Some enterprising reporter ought to call up Glenn Kessler and some of the other “fact checkers” and ask them if it is true that Bruce/Caitlyn Jenner is–as a factual matter–a woman and, if she is, ask them to fact-check the date on which she became a woman.

Their answers would be deeply revealing.


Paul Ehrlich in the NYT
June 2nd, 2015

Did you see that piece about Paul Ehrlich in the New York Times and did your head explode?

Me too.


Vanity Fair and Bruce Jenner
June 1st, 2015

In addition to being the most photoshopped cover in Vanity Fair history, the new story on Bruce Caitlyn Jenner might also be the most ironic.
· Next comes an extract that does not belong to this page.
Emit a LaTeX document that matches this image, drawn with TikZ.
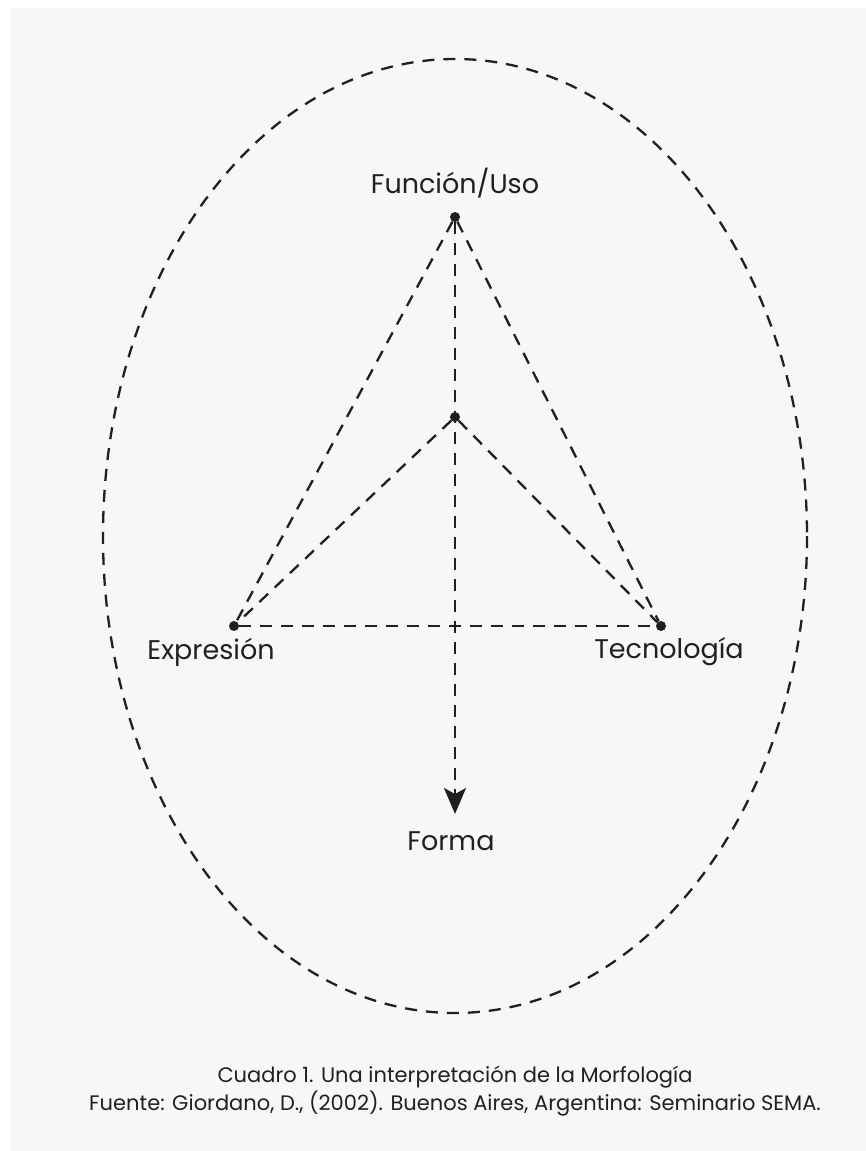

Because the story is written by Buzz Bissinger. Which makes perfect sense.

You can’t make this up:

I own eighty-one leather jackets, seventy-five pairs of boots, forty-one pairs of leather pants, thirty-two pairs of haute couture jeans, ten evening jackets, and 115 pairs of leather gloves. Those who conclude from this that I have a leather fetish, an extreme leather fetish, get a grand prize of zero. And those who are familiar with my choices will sign affidavits attesting to the fact that I wear leather every day. The self-expression feels glorious, an indispensable part of me. As a stranger said after admiring my look in a Gucci burgundy jacquard velvet jacket and a Burberry black patent leather trench, “You don’t give a fuck.”

I don’t. I finally don’t.

Some of the clothing is men’s. Some is women’s. I make no distinction. Men’s fashion is catching up, with high-end retailers such as Gucci and Burberry and Versace finally honoring us. But women’s fashion is still infinitely more interesting and has an unfair monopoly on feeling sexy, and if the clothing you wear makes you feel the way you want to feel, liberated and alive, then fucking wear it. The opposite, to repress yourself as I did for the first fifty-five years of my life, is the worst price of all to pay. The United States is a country that has raged against enlightenment since 1776; puritanism, the guiding lantern, has cast its withering judgment on anything outside the narrow societal mainstream. Think it’s easy to be different in America? Try something as benign as wearing stretch leather leggings or knee-high boots if you are a man.